ORCP 66 A (boldface in original; emphasis added). In their stipulation, they agreed that “the issues set forth below are the only issues in this controversy.” Thereafter followed a list of four questions, two of which related to coverage under plaintiffs’ State Farm auto policy:
*18“Query #1: Under State Farm Auto’s car policy is State Farm Auto’s liability limited to $25,000.00[?]
“Query #2: If the liability limits of State Farm Auto’s policy are reduced from $100,000.00 to $25,000.00, is there underinsured motorist coverage of $75,000.00 available under State Farm Auto’s policy for claims of the Estate of Geoffery Eric Wright and James R. Strickland, Personal Representative thereof[?]”
In their briefs to the trial court, plaintiffs argued that the exclusion in Section 1 of the auto policy, quoted in the majority opinion, 332 Or at 5-6, did not apply to the personal representative of Geoffery Wright’s estate. They contended that, by the plain terms of the exclusion, “the Personal Representative’s claim is not a claim brought by the named insured or any members of the insured’s family residing in the insured’s household.”
Plaintiffs also argued that the failure of the auto policy to include the claim of a personal representative within its exclusion, and the failure “to advise their insured of the lower limit [of coverage] when applicable,” violated ORS 742.450(1). That statute provides:
“Every motor vehicle liability insurance policy issued for delivery in this state shall state the name and address of the named insured, the coverage afforded by the policy, the premium charged therefor, the policy period and the limits of liability.”

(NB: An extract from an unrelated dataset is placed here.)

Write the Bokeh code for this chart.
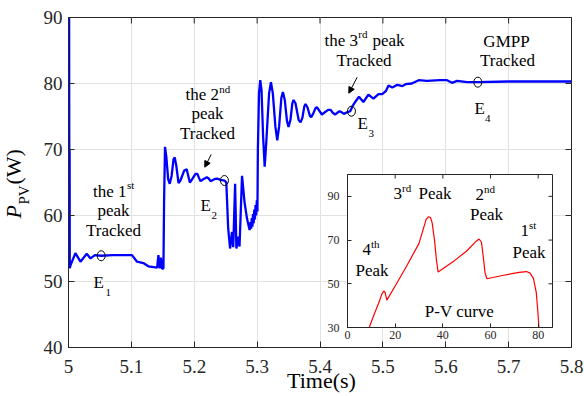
import numpy as np
from bokeh.plotting import figure
from bokeh.models import Range1d, FixedTicker, Label, Arrow, NormalHead
from bokeh.embed import file_html
from bokeh.resources import INLINE

# ---------------- data ----------------
time_s = [5.0010, 5.0012, 5.0018, 5.0020, 5.0030, 5.0110, 5.0190, 5.0290, 5.0350, 5.0420,
          5.0520, 5.0700, 5.1010, 5.1090, 5.1190, 5.1270, 5.1410, 5.1430, 5.1450, 5.1470,
          5.1490, 5.1510, 5.1520, 5.1535, 5.1555, 5.1585, 5.1610, 5.1640, 5.1670, 5.1690,
          5.1715, 5.1750, 5.1780, 5.1840, 5.1880, 5.1905, 5.1930, 5.1960, 5.2020, 5.2050,
          5.2075, 5.2100, 5.2130, 5.2200, 5.2230, 5.2260, 5.2320, 5.2360, 5.2420, 5.2480,
          5.2510, 5.2540, 5.2570, 5.2600, 5.2620, 5.2650, 5.2670, 5.2700, 5.2720, 5.2760,
          5.2800, 5.2840, 5.2880, 5.2895, 5.2905, 5.2915, 5.2925, 5.2935, 5.2945, 5.2955,
          5.2965, 5.2975, 5.2985, 5.2995, 5.3005, 5.3012, 5.3030, 5.3050, 5.3070, 5.3095,
          5.3120, 5.3145, 5.3190, 5.3220, 5.3250, 5.3290, 5.3320, 5.3350, 5.3385, 5.3410,
          5.3440, 5.3475, 5.3500, 5.3530, 5.3560, 5.3580, 5.3610, 5.3660, 5.3690, 5.3720,
          5.3750, 5.3770, 5.3800, 5.3840, 5.3860, 5.3890, 5.3930, 5.3950, 5.3980, 5.4030,
          5.4070, 5.4130, 5.4170, 5.4200, 5.4240, 5.4280, 5.4310, 5.4350, 5.4380, 5.4420,
          5.4480, 5.4520, 5.4560, 5.4620, 5.4690, 5.4770, 5.4850, 5.4930, 5.4990, 5.5050,
          5.5090, 5.5150, 5.5230, 5.5310, 5.5360, 5.5460, 5.5570, 5.5700, 5.5910, 5.6020,
          5.6100, 5.6180, 5.6340, 5.6510, 5.7000, 5.8000]
p_pv = [90.0, 70.0, 69.8, 52.0, 52.4, 54.3, 53.0, 54.2, 53.5, 54.0,
        53.9, 54.0, 54.0, 53.0, 52.8, 52.3, 52.1, 54.0, 52.0, 53.6,
        51.9, 52.0, 62.0, 70.4, 69.0, 65.5, 64.8, 66.0, 68.5, 68.8,
        67.5, 64.9, 65.3, 66.8, 67.0, 66.0, 65.0, 65.4, 66.3, 66.3,
        65.7, 65.2, 65.4, 65.8, 65.6, 65.2, 65.5, 65.6, 65.4, 65.3,
        65.0, 58.0, 55.0, 57.5, 55.2, 64.8, 55.0, 56.8, 55.3, 66.0,
        62.0, 59.5, 57.8, 59.0, 58.0, 59.6, 58.3, 60.2, 58.8, 60.9,
        59.4, 61.6, 60.0, 62.3, 60.6, 70.0, 78.5, 80.5, 79.0, 72.0,
        67.4, 71.0, 78.5, 80.2, 78.5, 73.5, 71.4, 73.5, 77.8, 78.7,
        77.5, 74.3, 73.4, 74.5, 77.0, 77.5, 77.0, 74.5, 74.1, 74.8,
        76.5, 76.9, 76.4, 75.1, 74.9, 75.4, 76.3, 76.4, 76.0, 75.3,
        75.6, 76.0, 76.0, 75.6, 75.3, 75.6, 75.8, 75.6, 75.4, 75.6,
        75.8, 76.6, 77.2, 78.0, 77.2, 78.3, 77.7, 78.4, 78.4, 78.9,
        79.7, 79.4, 79.8, 79.6, 79.9, 80.0, 80.5, 80.4, 80.5, 80.5,
        80.1, 80.4, 80.2, 80.2, 80.3, 80.3]

e_time = [5.052, 5.248, 5.450, 5.651]
e_power = [53.9, 65.3, 75.8, 80.2]

x_ticks = [5.0, 5.1, 5.2, 5.3, 5.4, 5.5, 5.6, 5.7, 5.8]
x_tick_labels = ["5", "5.1", "5.2", "5.3", "5.4", "5.5", "5.6", "5.7", "5.8"]
y_ticks = [40, 50, 60, 70, 80, 90]

# inset P-V curve
pv_voltage = [9.1, 11.0, 13.0, 14.5, 15.2, 15.8, 16.5, 20.0, 25.0, 30.0, 33.0, 34.0, 34.8,
              35.5, 36.5, 37.3, 38.0, 45.0, 50.0, 54.0, 55.2, 56.2, 57.0, 57.7, 58.5,
              65.0, 72.0, 75.0, 76.5, 78.0, 79.2, 79.8, 80.3]
pv_power = [30.0, 35.5, 41.0, 45.5, 46.7, 46.0, 42.5, 49.0, 58.5, 68.5, 79.5, 80.7, 80.3,
            78.0, 70.0, 61.0, 55.4, 60.7, 65.0, 69.5, 70.5, 69.0, 62.0, 55.0, 52.3,
            53.8, 55.2, 55.6, 55.0, 52.5, 46.0, 38.0, 30.0]
inset_x_ticks = [0, 20, 40, 60, 80]
inset_y_ticks = [30, 50, 70, 90]

FONT = "Liberation Serif"
AX = "#262626"
GRID = "#e2e2e2"
SHIFT = 0.4  # baseline correction, in em

# frame position of the main plot on the canvas
FL, FB = 68, 347
# frame position of the inset
IL, IB = 347, 327
W, H = 584, 396


def style_axis(ax, size, tick_in, standoff):
    ax.axis_line_color = AX
    ax.axis_line_width = 1
    ax.major_tick_in = tick_in
    ax.major_tick_out = 0
    ax.major_tick_line_color = AX
    ax.minor_tick_line_color = None
    ax.major_label_text_font = FONT
    ax.major_label_text_color = AX
    ax.major_label_text_font_size = size
    ax.major_label_standoff = standoff


# ---------------- main figure ----------------
p = figure(width=W, height=H, x_range=Range1d(5.0, 5.8), y_range=Range1d(40, 90),
           output_backend="svg", toolbar_location=None,
           min_border_left=68, min_border_right=13, min_border_top=17, min_border_bottom=49)
p.background_fill_color = "white"
p.border_fill_color = "white"
p.outline_line_color = AX
p.xaxis.ticker = FixedTicker(ticks=x_ticks)
p.xaxis.major_label_overrides = dict(zip(x_ticks, x_tick_labels))
p.yaxis.ticker = FixedTicker(ticks=y_ticks)
style_axis(p.xaxis[0], "19px", 6, 12)
style_axis(p.yaxis[0], "19px", 6, 6)
p.xgrid.grid_line_color = GRID
p.ygrid.grid_line_color = GRID

# tick marks on the top and right edges of the box (half of each dash is clipped away)
p.scatter(x_ticks, [90] * len(x_ticks), marker="dash", angle=np.pi / 2, size=12,
          line_color=AX, line_width=1)
p.scatter([5.8] * len(y_ticks), y_ticks, marker="dash", size=12, line_color=AX, line_width=1)

p.line(time_s, p_pv, line_color="#0000ff", line_width=2.3)
p.ellipse(x=e_time, y=e_power, width=8, height=10, width_units="screen",
          height_units="screen", fill_color=None, line_color="black", line_width=1)


def lab(fig, ox, oy, text, px, py, size=17, align="left", style="normal", angle=0.0):
    if angle == 0.0:
        py = py - SHIFT * size
    else:
        px = px - SHIFT * size
    fig.add_layout(Label(x=px - ox, y=oy - py, x_units="screen", y_units="screen",
                         text=text, text_font=FONT, text_font_size=f"{size}px",
                         text_font_style=style, text_color="black", text_align=align,
                         text_baseline="alphabetic", angle=angle))


def mlab(*a, **k):
    lab(p, FL, FB, *a, **k)


# annotations - 1st peak
mlab("the 1", 92.6, 198)
mlab("st", 126.4, 189, size=11)
mlab("peak", 113, 217, align="center")
mlab("Tracked", 113, 237, align="center")
mlab("E", 93, 289)
mlab("1", 105, 296, size=11)
# 2nd peak
mlab("the 2", 185, 101)
mlab("nd", 218.8, 93, size=11)
mlab("peak", 207, 120, align="center")
mlab("Tracked", 207, 140, align="center")
mlab("E", 200, 212)
mlab("2", 211, 219, size=11)
# 3rd peak
mlab("the 3", 324, 47)
mlab("rd", 357.8, 38, size=11)
mlab("peak", 372, 47)
mlab("Tracked", 363.5, 67, align="center")
mlab("E", 357, 130)
mlab("3", 368, 137, size=11)
# GMPP
mlab("GMPP", 506, 48, align="center")
mlab("Tracked", 507, 67, align="center")
mlab("E", 474, 115)
mlab("4", 484.5, 122, size=11)

for (xs, ys, xe, ye) in [(210.7, 154, 204.3, 166.7), (356.7, 76.7, 348.3, 92.7)]:
    p.add_layout(Arrow(end=NormalHead(size=6, fill_color="black", line_color="black"),
                       x_start=xs - FL, y_start=FB - ys, x_end=xe - FL, y_end=FB - ye,
                       start_units="screen", end_units="screen",
                       line_color="black", line_width=1))

# ---------------- inset ----------------
q = figure(width=239, height=177, x_range=Range1d(0, 86), y_range=Range1d(30, 100),
           output_backend="svg", toolbar_location=None,
           min_border_left=30, min_border_right=4, min_border_top=4, min_border_bottom=20,
           styles={"position": "absolute", "left": "317px", "top": "170px"})
q.border_fill_color = None
q.background_fill_color = "white"
q.outline_line_color = AX
q.grid.visible = False
q.xaxis.ticker = FixedTicker(ticks=inset_x_ticks)
q.yaxis.ticker = FixedTicker(ticks=inset_y_ticks)
style_axis(q.xaxis[0], "12px", 4, 3)
style_axis(q.yaxis[0], "12px", 4, 8)
q.scatter(inset_x_ticks, [100] * len(inset_x_ticks), marker="dash", angle=np.pi / 2, size=8,
          line_color=AX, line_width=1)
q.scatter([86] * len(inset_y_ticks), inset_y_ticks, marker="dash", size=8,
          line_color=AX, line_width=1)

q.line(pv_voltage, pv_power, line_color="#ff0000", line_width=1.2)


def ilab(*a, **k):
    lab(q, IL, IB, *a, **k)


ilab("3", 393, 200)
ilab("rd", 401.5, 192, size=11)
ilab("Peak", 418, 200)
ilab("2", 475, 201)
ilab("nd", 483.5, 193, size=11)
ilab("Peak", 486, 221, align="center")
ilab("1", 520, 237)
ilab("st", 528.5, 229, size=11)
ilab("Peak", 528.5, 259, align="center")
ilab("4", 362, 256)
ilab("th", 370.5, 248, size=11)
ilab("Peak", 371.5, 277, align="center")
ilab("P-V curve", 459, 318, align="center")

# ---------------- transparent overlay for the axis titles ----------------
r = figure(width=W, height=H, x_range=Range1d(0, 1), y_range=Range1d(0, 1),
           x_axis_type=None, y_axis_type=None, output_backend="svg",
           toolbar_location=None, min_border=0,
           styles={"position": "absolute", "left": "0px", "top": "0px"})
r.background_fill_color = None
r.border_fill_color = None
r.outline_line_color = None
r.grid.visible = False


def olab(*a, **k):
    lab(r, 0, H, *a, **k)


olab("Time(s)", 321, 389, size=22, align="center")
olab("P", 22, 218, size=22, style="italic", angle=np.pi / 2)
olab("PV", 29, 204, size=15, angle=np.pi / 2)
olab("(W)", 22, 184, size=22, angle=np.pi / 2)

open("out.html", "w").write(file_html([p, q, r], INLINE))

At the Court of Appeals, plaintiffs pressed two assignments of error regarding the trial court’s judgment in favor of State Farm on the auto policy. In their first assignment, plaintiffs argued that both the auto and umbrella policies violated the requirements of ORS 742.450. In their second assignment, plaintiffs contended that, “[b]y failing to provide a separate insurance section for underinsurance, [State Farm] Auto issued a policy which is ‘unintelligible, uncertain, ambiguous or abstruse, or likely to mislead a person to whom the policy is offered, delivered or issued’ all in violation of ORS 742.005.” (Emphasis added.)
The Court of Appeals affirmed the trial court. Wright v. State Farm Mutual Auto. Ins. Co., 152 Or App 101, 952 P2d 73 (1998). On review before this court, plaintiffs argued that, *19as a matter of statutory construction, underinsured motorist coverage is mandatory whenever a claim for injury or death arises out of the use of a motor vehicle that has effective liability insurance limits in amounts less than underinsured motorist limits. The majority does not reach that question, because it holds that the wording of the family member/ household exclusion in the auto policy is so “obtuse” that, as a matter of contract law, the exclusion is unenforceable. 332 Or at 7-8. Plaintiffs no doubt will be relieved to learn that, after losing at the trial court and at the Court of Appeals, they have prevailed on one of their claims, but they also should be surprised by this court’s rationale for reversing both courts. Each of those courts, in turn, no doubt will puzzle over why this court reverses them on a theory that plaintiffs never asked them to address. And defendant no doubt will be baffled to learn that, after prevailing at trial and on appeal, it has lost on review in this court on an issue that it never knew was in the case, and against which it had no opportunity to defend at any stage of these proceedings.
The majority, sua sponte, has raised the contract issue for plaintiffs and then has resolved it in their favor. The majority’s rationale appears to be that, if this court decides two cases on the same day and, properly understood, the cases raise the same issue, then this court will resolve the similar issue the same way no matter how the cases were argued below. I disagree both with that rationale and the result in this case as it affects plaintiffs’ claim under the auto policy.